## Records shown
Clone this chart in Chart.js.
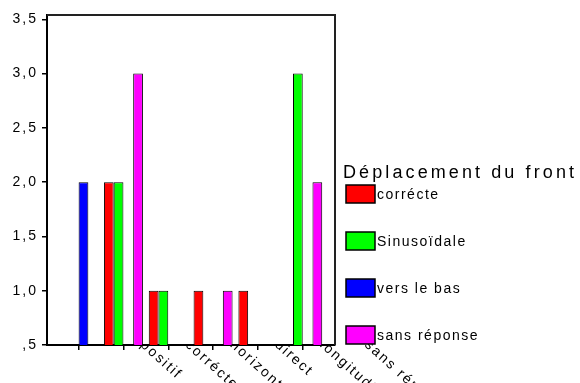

==

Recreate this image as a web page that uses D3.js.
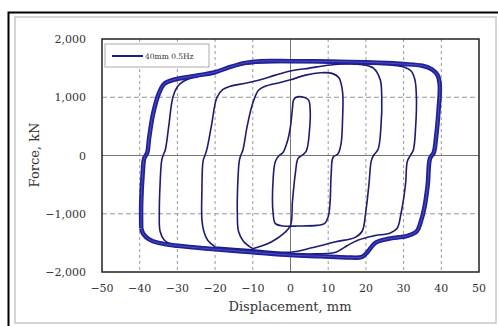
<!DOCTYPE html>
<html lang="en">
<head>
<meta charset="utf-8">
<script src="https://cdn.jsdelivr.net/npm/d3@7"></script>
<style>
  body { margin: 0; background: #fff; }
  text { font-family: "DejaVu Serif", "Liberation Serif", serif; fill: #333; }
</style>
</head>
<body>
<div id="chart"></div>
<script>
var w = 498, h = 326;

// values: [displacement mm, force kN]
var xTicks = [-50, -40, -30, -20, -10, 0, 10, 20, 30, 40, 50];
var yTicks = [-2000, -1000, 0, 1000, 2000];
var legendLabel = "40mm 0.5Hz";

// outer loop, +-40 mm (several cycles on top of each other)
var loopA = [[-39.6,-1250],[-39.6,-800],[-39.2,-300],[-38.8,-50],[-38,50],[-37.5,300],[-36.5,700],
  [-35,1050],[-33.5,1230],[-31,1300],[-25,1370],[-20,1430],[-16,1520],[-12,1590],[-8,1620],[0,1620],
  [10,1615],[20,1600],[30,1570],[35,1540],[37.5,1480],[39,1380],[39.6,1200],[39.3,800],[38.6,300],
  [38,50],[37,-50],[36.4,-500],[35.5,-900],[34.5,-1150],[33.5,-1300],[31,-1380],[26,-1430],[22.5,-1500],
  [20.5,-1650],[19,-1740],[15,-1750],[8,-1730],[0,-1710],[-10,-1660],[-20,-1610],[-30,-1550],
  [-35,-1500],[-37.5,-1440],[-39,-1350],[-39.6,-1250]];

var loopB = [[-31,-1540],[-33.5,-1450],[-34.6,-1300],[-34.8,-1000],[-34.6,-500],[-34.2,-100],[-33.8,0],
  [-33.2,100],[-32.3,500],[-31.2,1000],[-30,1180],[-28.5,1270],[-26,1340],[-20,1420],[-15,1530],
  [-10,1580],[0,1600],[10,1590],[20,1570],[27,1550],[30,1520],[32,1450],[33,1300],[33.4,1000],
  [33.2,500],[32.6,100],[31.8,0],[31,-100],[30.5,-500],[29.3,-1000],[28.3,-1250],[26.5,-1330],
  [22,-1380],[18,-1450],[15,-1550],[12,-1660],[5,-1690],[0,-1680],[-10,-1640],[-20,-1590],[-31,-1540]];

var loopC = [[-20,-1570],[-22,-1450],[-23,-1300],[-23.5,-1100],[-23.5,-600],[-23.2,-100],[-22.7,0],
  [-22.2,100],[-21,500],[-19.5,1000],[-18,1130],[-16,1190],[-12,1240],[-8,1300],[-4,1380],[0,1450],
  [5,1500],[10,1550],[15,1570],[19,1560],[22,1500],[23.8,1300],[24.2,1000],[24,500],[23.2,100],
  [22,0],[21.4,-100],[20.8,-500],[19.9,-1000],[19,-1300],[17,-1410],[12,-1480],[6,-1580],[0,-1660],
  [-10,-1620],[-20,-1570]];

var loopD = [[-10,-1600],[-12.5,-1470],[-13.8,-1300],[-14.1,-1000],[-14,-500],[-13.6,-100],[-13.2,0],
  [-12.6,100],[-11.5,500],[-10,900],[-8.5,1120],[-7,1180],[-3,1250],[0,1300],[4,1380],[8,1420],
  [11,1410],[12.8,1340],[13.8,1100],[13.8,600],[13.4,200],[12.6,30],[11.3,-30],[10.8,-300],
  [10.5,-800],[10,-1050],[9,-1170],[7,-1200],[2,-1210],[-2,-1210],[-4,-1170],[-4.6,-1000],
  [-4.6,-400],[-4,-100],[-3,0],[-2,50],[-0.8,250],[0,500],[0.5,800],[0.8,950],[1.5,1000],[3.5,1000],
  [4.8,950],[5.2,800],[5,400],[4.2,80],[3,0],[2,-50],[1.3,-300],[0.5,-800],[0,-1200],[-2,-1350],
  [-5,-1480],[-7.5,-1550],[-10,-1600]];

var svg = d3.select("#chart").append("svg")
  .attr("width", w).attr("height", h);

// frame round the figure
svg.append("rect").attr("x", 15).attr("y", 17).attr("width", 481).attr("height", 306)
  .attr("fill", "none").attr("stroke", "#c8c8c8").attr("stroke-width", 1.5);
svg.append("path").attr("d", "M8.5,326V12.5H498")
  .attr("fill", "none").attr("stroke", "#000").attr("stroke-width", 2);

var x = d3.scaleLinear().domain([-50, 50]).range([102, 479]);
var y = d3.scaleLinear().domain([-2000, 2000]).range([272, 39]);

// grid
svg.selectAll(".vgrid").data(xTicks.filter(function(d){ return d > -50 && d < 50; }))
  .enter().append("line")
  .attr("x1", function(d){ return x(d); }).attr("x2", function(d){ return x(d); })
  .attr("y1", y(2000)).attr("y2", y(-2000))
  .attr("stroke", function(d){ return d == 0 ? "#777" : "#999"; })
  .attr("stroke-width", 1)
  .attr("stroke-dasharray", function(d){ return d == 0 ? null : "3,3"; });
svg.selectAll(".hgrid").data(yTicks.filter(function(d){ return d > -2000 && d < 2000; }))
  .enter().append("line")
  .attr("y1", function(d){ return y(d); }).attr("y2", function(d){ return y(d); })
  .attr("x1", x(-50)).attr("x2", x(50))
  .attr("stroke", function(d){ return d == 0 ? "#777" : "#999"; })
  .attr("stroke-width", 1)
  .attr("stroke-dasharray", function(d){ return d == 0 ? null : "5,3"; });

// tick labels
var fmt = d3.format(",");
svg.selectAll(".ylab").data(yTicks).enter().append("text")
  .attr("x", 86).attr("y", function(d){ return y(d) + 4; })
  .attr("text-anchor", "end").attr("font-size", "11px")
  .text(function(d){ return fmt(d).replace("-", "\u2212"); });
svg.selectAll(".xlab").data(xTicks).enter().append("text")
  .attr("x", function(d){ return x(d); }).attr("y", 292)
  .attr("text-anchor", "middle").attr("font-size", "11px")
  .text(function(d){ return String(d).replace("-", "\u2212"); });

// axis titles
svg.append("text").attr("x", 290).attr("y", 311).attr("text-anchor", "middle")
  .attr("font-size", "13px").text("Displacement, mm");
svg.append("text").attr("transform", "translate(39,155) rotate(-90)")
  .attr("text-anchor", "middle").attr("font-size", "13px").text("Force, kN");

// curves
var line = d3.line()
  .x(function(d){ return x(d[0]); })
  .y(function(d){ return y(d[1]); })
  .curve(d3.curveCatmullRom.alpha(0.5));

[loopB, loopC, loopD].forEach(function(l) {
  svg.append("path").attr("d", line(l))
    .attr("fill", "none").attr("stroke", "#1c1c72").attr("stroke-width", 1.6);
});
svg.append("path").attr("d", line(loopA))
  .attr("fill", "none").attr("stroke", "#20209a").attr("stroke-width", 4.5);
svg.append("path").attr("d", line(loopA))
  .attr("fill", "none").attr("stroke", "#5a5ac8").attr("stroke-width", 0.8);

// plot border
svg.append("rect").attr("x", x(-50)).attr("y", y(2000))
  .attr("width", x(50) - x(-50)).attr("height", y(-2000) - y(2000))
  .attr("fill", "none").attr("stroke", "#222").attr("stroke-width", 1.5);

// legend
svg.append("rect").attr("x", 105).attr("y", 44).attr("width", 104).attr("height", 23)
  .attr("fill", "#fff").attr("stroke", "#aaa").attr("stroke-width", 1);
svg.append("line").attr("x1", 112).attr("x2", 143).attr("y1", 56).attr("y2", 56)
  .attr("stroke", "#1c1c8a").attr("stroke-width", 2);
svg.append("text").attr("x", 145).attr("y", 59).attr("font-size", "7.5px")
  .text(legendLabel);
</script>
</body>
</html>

...

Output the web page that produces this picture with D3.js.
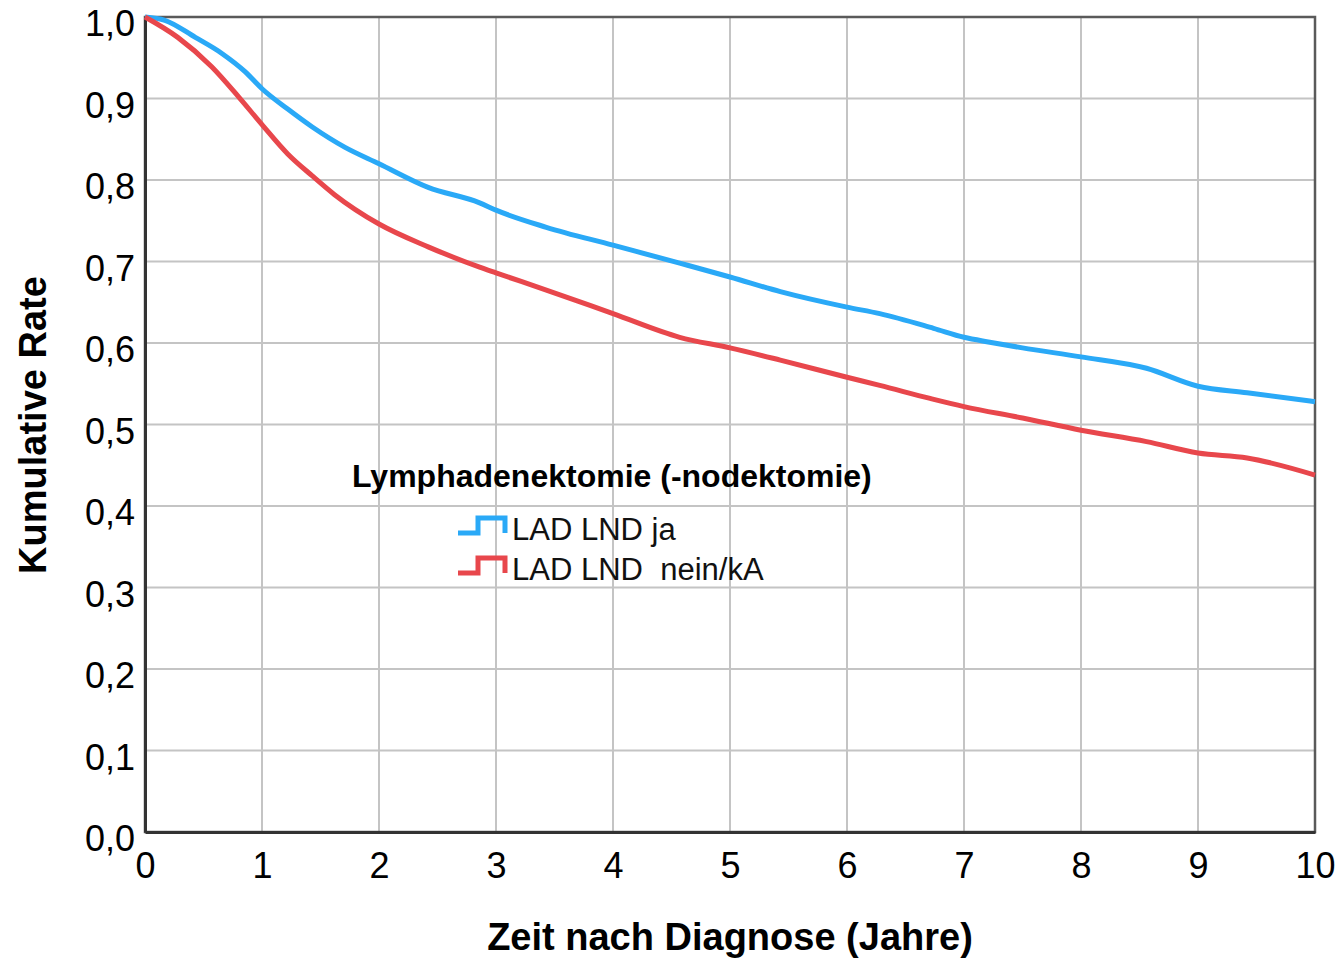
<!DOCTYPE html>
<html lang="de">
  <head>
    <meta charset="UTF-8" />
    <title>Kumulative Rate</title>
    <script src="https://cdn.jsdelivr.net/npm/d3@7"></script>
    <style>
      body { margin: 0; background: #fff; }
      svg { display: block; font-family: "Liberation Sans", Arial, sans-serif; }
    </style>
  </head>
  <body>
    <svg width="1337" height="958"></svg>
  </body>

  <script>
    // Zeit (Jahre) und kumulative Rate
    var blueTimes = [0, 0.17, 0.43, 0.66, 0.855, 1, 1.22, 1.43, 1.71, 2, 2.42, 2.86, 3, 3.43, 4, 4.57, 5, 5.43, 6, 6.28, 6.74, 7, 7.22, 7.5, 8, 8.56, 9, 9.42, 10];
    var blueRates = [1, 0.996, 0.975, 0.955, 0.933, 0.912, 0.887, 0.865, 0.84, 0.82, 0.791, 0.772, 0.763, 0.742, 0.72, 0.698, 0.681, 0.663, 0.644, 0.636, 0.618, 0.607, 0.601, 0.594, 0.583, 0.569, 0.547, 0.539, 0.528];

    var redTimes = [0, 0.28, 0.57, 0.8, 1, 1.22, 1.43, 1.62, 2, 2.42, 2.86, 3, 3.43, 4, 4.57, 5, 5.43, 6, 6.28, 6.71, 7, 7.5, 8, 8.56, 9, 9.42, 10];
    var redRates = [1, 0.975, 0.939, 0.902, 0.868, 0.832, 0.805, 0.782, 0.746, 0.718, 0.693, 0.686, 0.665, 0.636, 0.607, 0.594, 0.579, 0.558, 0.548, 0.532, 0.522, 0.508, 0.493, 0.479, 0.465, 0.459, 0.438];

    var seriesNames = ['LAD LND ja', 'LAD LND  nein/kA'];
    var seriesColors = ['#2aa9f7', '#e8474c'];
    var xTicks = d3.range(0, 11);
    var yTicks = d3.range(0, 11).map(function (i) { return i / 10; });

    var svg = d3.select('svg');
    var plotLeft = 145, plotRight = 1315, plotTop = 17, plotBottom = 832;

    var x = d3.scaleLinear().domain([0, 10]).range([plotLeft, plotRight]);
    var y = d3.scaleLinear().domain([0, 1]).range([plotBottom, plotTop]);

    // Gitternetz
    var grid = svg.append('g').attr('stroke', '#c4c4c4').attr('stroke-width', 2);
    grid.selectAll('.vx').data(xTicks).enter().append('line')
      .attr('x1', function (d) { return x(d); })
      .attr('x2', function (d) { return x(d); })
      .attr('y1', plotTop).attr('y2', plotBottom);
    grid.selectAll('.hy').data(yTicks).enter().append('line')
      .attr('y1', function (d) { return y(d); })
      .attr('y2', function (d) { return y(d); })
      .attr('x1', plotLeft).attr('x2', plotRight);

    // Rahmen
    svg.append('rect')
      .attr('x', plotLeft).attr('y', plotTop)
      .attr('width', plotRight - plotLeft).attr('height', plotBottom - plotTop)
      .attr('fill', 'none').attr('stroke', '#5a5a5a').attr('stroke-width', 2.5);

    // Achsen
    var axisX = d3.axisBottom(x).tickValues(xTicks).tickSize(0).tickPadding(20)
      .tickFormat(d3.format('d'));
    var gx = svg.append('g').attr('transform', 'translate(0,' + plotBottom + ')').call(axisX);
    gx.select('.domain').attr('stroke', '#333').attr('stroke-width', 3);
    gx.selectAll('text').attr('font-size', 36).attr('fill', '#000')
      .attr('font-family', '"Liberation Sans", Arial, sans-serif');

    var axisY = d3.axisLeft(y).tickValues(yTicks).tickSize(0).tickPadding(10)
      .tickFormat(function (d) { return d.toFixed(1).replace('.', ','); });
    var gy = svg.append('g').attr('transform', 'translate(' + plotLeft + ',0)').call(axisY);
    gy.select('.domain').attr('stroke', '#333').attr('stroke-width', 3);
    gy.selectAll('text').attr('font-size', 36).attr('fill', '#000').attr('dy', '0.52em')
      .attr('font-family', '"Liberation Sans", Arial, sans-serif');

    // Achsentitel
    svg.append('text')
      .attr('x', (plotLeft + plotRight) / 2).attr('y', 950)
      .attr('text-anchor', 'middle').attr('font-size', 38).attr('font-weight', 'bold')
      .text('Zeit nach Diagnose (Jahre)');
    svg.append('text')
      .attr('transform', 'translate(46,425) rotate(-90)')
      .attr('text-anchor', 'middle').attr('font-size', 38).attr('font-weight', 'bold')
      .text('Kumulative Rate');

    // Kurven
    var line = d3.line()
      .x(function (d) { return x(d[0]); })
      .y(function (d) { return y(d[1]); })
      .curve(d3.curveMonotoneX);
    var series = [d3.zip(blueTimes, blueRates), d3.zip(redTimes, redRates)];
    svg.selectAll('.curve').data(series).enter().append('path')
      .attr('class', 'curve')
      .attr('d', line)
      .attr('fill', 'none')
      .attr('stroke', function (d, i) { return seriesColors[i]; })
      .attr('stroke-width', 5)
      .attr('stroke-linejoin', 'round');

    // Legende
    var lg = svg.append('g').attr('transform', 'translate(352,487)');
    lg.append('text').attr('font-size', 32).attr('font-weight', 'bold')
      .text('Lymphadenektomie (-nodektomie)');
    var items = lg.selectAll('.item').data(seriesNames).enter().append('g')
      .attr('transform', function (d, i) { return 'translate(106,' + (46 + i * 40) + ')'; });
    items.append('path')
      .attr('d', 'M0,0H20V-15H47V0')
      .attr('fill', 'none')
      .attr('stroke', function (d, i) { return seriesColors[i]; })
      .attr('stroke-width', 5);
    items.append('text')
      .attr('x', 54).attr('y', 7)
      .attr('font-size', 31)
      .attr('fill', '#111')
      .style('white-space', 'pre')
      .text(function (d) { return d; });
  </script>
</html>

## What to produce
Transcribe, exactly as written, the lines starting at the one with "Output the web" and ending at the one with "var yTicks = d3.range(0, 11).map(function", and nothing more. Pictures are not part of the copy.

## The solution
Output the web page that produces this picture with D3.js.
<!DOCTYPE html>
<html lang="de">
  <head>
    <meta charset="UTF-8" />
    <title>Kumulative Rate</title>
    <script src="https://cdn.jsdelivr.net/npm/d3@7"></script>
    <style>
      body { margin: 0; background: #fff; }
      svg { display: block; font-family: "Liberation Sans", Arial, sans-serif; }
    </style>
  </head>
  <body>
    <svg width="1337" height="958"></svg>
  </body>

  <script>
    // Zeit (Jahre) und kumulative Rate
    var blueTimes = [0, 0.17, 0.43, 0.66, 0.855, 1, 1.22, 1.43, 1.71, 2, 2.42, 2.86, 3, 3.43, 4, 4.57, 5, 5.43, 6, 6.28, 6.74, 7, 7.22, 7.5, 8, 8.56, 9, 9.42, 10];
    var blueRates = [1, 0.996, 0.975, 0.955, 0.933, 0.912, 0.887, 0.865, 0.84, 0.82, 0.791, 0.772, 0.763, 0.742, 0.72, 0.698, 0.681, 0.663, 0.644, 0.636, 0.618, 0.607, 0.601, 0.594, 0.583, 0.569, 0.547, 0.539, 0.528];

    var redTimes = [0, 0.28, 0.57, 0.8, 1, 1.22, 1.43, 1.62, 2, 2.42, 2.86, 3, 3.43, 4, 4.57, 5, 5.43, 6, 6.28, 6.71, 7, 7.5, 8, 8.56, 9, 9.42, 10];
    var redRates = [1, 0.975, 0.939, 0.902, 0.868, 0.832, 0.805, 0.782, 0.746, 0.718, 0.693, 0.686, 0.665, 0.636, 0.607, 0.594, 0.579, 0.558, 0.548, 0.532, 0.522, 0.508, 0.493, 0.479, 0.465, 0.459, 0.438];

    var seriesNames = ['LAD LND ja', 'LAD LND  nein/kA'];
    var seriesColors = ['#2aa9f7', '#e8474c'];
    var xTicks = d3.range(0, 11);
    var yTicks = d3.range(0, 11).map(function (i) { return i / 10; });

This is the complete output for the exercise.